1. paulineanna

    paulineanna Registered User

    Oct 25, 2013
    12
    west Lancashire
    This morning we have been out in the car I am not the driver of course. We were out about 2 hours, I am supposed to miss every pothole in the district and I "drive too fast" even though I keep to speed limit which is either 30 or 40. When we got home my husband starts saying "SHE" is going to have to watch what she is doing, driving too fast thinks she knows it all etc etc - It was me he was talking about but who he thought is was I don't know. I am at the moment able to ignore the way he speaks to me which if anyone was listening he sounds awful. But the talk about the other person makes me wonder do I say "it was me" or leave well alone. By this afternoon he has not said anymore, now sat watching rugby thinking everyone is going to start a fight etc. Is all this part of Alzheimer's process?
     
  2. truth24

    truth24 Registered User

    Oct 13, 2013
    5,725
    North Somerset
    I am afraid it seems to be. Sorry can't suggest any remedy.

    Sent from my GT-N5110 using Talking Point mobile app
     
  3. Jaffy

    Jaffy Registered User

    Oct 24, 2013
    168
    Ohio USA
    My husband complains about me aloud, outside while doing any/all chores! I hate to think of what the neighbors think of me. He seems well to everyone but his family and closest friends are beginning to suspect, something isn't right. As our grown kids say, Dad has done that before we left home, Mom. It has become so "common" I forgot it had been, that long! So sorry for you. Jaffy
     
  4. Padraig

    Padraig Registered User

    Dec 10, 2009
    1,039
    Hereford
    Just my perspective

    When I chose to care for my wife on my own I did not have a computer nor did I wish to learn from others about Alzheimer's. It was not until the end stage that I purchased a computer and hoped to learn how others in my situation coped. Unfortunately I was unable to find anyone caring alone in their own home 24/7, when their loved one no longer could speak, was bedridden, required feeding, incontinence pads changed etc.

    Over the years I learned to work my way through the jigsaw puzzle that was Alzheimer's. Not one to follow in others path I've always did things 'my way'.

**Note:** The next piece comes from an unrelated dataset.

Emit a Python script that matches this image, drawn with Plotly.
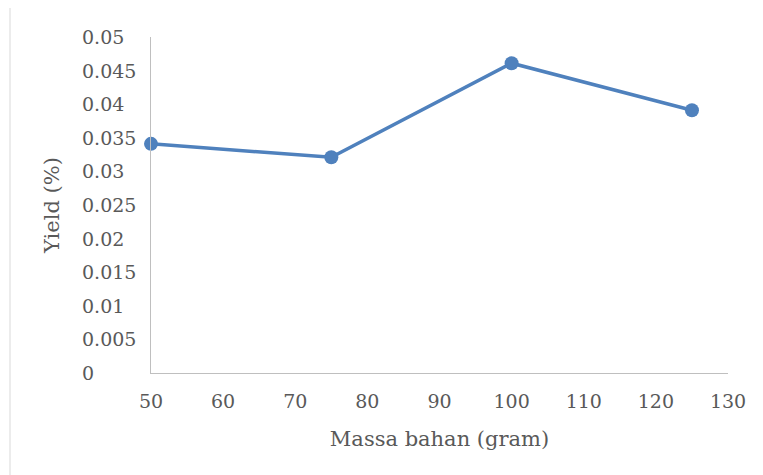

    As I saw it, as the illness advances the patient is divested of all his/her adult socially induced acceptable behaviours. You are then in the presence of a youth or child, depending on the stage of the illness.
    We are all children dressed in the cloak of adulthood. Sometime the cloak slips to reveal a mischievous or angry child.
    A good example is when your friend or relative has too much to drink, the inner child is revealed. Not surprising the following morning they can't remember a thing!
     
  5. Dumbly

    Dumbly Registered User

    Jun 25, 2011
    18
    Dear Padraig Your post was very informative. My father, sister and I have been caring for my mother for 9 years at home but she has finally gone into a NH. I would like someone to really tell me what to expect. I posted earlier about my mother's rapid decline in the last few months. This was particularly apparent this week when I helped her have lunch. Watching my mother who had impeccable table manners grab at her food, stick her fingers in her soup and pull the table cloth away and throw her food all around her shows me that she has regressed to the baby stage now. It is the most distressing situation.